--- BEGIN Records to process ---
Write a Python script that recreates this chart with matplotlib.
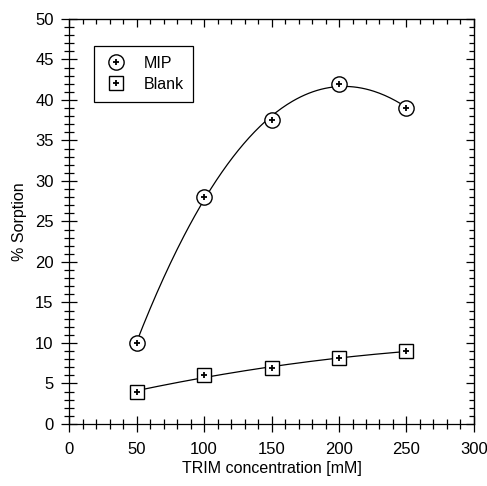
import numpy as np
import matplotlib.pyplot as plt
from matplotlib.ticker import MultipleLocator

plt.rcParams['font.family'] = ['Liberation Sans', 'DejaVu Sans']

# data
trim = [50, 100, 150, 200, 250]
mip = [10.0, 28.0, 37.5, 42.0, 39.0]
blank = [4.0, 6.0, 6.9, 8.1, 9.0]

fig = plt.figure(figsize=(4.87, 4.86), dpi=100)
ax = fig.add_axes([0.1417, 0.1276, 0.8316, 0.8334])

# smooth fitted curves
xs = np.linspace(50, 250, 200)
ax.plot(xs, np.polyval(np.polyfit(trim, mip, 3), xs), color='black', lw=0.9, zorder=2)
ax.plot(xs, np.polyval(np.polyfit(trim, blank, 2), xs), color='black', lw=0.9, zorder=2)

ax.plot(trim, mip, 'o', ms=11, mfc='white', mec='black', mew=1.0, zorder=3)
ax.plot(trim, mip, '+', ms=5, mec='black', mew=1.3, zorder=4)
ax.plot(trim, blank, 's', ms=10, mfc='white', mec='black', mew=1.0, zorder=3)
ax.plot(trim, blank, '+', ms=5, mec='black', mew=1.3, zorder=4)

# legend handles
h1, = ax.plot([], [], 'o', ms=11, mfc='white', mec='black', mew=1.0)
h1p, = ax.plot([], [], '+', ms=5, mec='black', mew=1.3)
h2, = ax.plot([], [], 's', ms=10, mfc='white', mec='black', mew=1.0)
h2p, = ax.plot([], [], '+', ms=5, mec='black', mew=1.3)
leg = ax.legend([(h1, h1p), (h2, h2p)], ['MIP', 'Blank'], loc='upper left',
                bbox_to_anchor=(0.062, 0.933), borderaxespad=0, fontsize=11.5,
                frameon=True, fancybox=False, edgecolor='black', framealpha=1,
                handlelength=1.6, borderpad=0.6, labelspacing=0.4, handletextpad=0.9)
leg.get_frame().set_linewidth(0.9)

ax.set_xlim(0, 300)
ax.set_ylim(0, 50)
ax.xaxis.set_major_locator(MultipleLocator(50))
ax.xaxis.set_minor_locator(MultipleLocator(10))
ax.yaxis.set_major_locator(MultipleLocator(5))
ax.yaxis.set_minor_locator(MultipleLocator(1))

ax.tick_params(which='both', direction='inout', labelsize=12, width=0.9)
ax.tick_params(which='major', length=12)
ax.tick_params(which='minor', length=7)
ax.tick_params(axis='x', which='major', pad=7)
ax.tick_params(axis='y', which='major', pad=5)

# inward ticks on top and right spines
top = ax.secondary_xaxis('top')
top.xaxis.set_major_locator(MultipleLocator(50))
top.xaxis.set_minor_locator(MultipleLocator(10))
top.tick_params(which='both', direction='in', labeltop=False, width=0.9)
top.tick_params(which='major', length=6)
top.tick_params(which='minor', length=3.5)
right = ax.secondary_yaxis('right')
right.yaxis.set_major_locator(MultipleLocator(5))
right.yaxis.set_minor_locator(MultipleLocator(1))
right.tick_params(which='both', direction='in', labelright=False, width=0.9)
right.tick_params(which='major', length=6)
right.tick_params(which='minor', length=3.5)

for s in ax.spines.values():
    s.set_linewidth(0.9)

ax.set_xlabel('TRIM concentration [mM]', fontsize=11.5, labelpad=3)
ax.set_ylabel('% Sorption', fontsize=11.5, labelpad=6)

fig.savefig('out.png', dpi=100)
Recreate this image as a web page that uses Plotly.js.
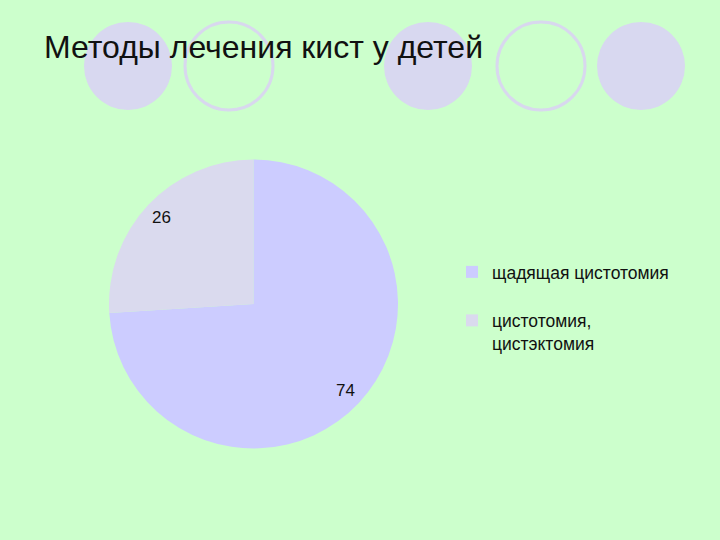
--- END Records to process ---
Task objective:
Your task is to retype all the entries exactly and leave out any pictures.

Task response:
Write a Python script that recreates this chart with matplotlib.
import numpy as np
import matplotlib.pyplot as plt
from matplotlib.ticker import MultipleLocator

plt.rcParams['font.family'] = ['Liberation Sans', 'DejaVu Sans']

# data
trim = [50, 100, 150, 200, 250]
mip = [10.0, 28.0, 37.5, 42.0, 39.0]
blank = [4.0, 6.0, 6.9, 8.1, 9.0]

fig = plt.figure(figsize=(4.87, 4.86), dpi=100)
ax = fig.add_axes([0.1417, 0.1276, 0.8316, 0.8334])

# smooth fitted curves
xs = np.linspace(50, 250, 200)
ax.plot(xs, np.polyval(np.polyfit(trim, mip, 3), xs), color='black', lw=0.9, zorder=2)
ax.plot(xs, np.polyval(np.polyfit(trim, blank, 2), xs), color='black', lw=0.9, zorder=2)

ax.plot(trim, mip, 'o', ms=11, mfc='white', mec='black', mew=1.0, zorder=3)
ax.plot(trim, mip, '+', ms=5, mec='black', mew=1.3, zorder=4)
ax.plot(trim, blank, 's', ms=10, mfc='white', mec='black', mew=1.0, zorder=3)
ax.plot(trim, blank, '+', ms=5, mec='black', mew=1.3, zorder=4)

# legend handles
h1, = ax.plot([], [], 'o', ms=11, mfc='white', mec='black', mew=1.0)
h1p, = ax.plot([], [], '+', ms=5, mec='black', mew=1.3)
h2, = ax.plot([], [], 's', ms=10, mfc='white', mec='black', mew=1.0)
h2p, = ax.plot([], [], '+', ms=5, mec='black', mew=1.3)
leg = ax.legend([(h1, h1p), (h2, h2p)], ['MIP', 'Blank'], loc='upper left',
                bbox_to_anchor=(0.062, 0.933), borderaxespad=0, fontsize=11.5,
                frameon=True, fancybox=False, edgecolor='black', framealpha=1,
                handlelength=1.6, borderpad=0.6, labelspacing=0.4, handletextpad=0.9)
leg.get_frame().set_linewidth(0.9)

ax.set_xlim(0, 300)
ax.set_ylim(0, 50)
ax.xaxis.set_major_locator(MultipleLocator(50))
ax.xaxis.set_minor_locator(MultipleLocator(10))
ax.yaxis.set_major_locator(MultipleLocator(5))
ax.yaxis.set_minor_locator(MultipleLocator(1))

ax.tick_params(which='both', direction='inout', labelsize=12, width=0.9)
ax.tick_params(which='major', length=12)
ax.tick_params(which='minor', length=7)
ax.tick_params(axis='x', which='major', pad=7)
ax.tick_params(axis='y', which='major', pad=5)

# inward ticks on top and right spines
top = ax.secondary_xaxis('top')
top.xaxis.set_major_locator(MultipleLocator(50))
top.xaxis.set_minor_locator(MultipleLocator(10))
top.tick_params(which='both', direction='in', labeltop=False, width=0.9)
top.tick_params(which='major', length=6)
top.tick_params(which='minor', length=3.5)
right = ax.secondary_yaxis('right')
right.yaxis.set_major_locator(MultipleLocator(5))
right.yaxis.set_minor_locator(MultipleLocator(1))
right.tick_params(which='both', direction='in', labelright=False, width=0.9)
right.tick_params(which='major', length=6)
right.tick_params(which='minor', length=3.5)

for s in ax.spines.values():
    s.set_linewidth(0.9)

ax.set_xlabel('TRIM concentration [mM]', fontsize=11.5, labelpad=3)
ax.set_ylabel('% Sorption', fontsize=11.5, labelpad=6)

fig.savefig('out.png', dpi=100)
Recreate this image as a web page that uses Plotly.js.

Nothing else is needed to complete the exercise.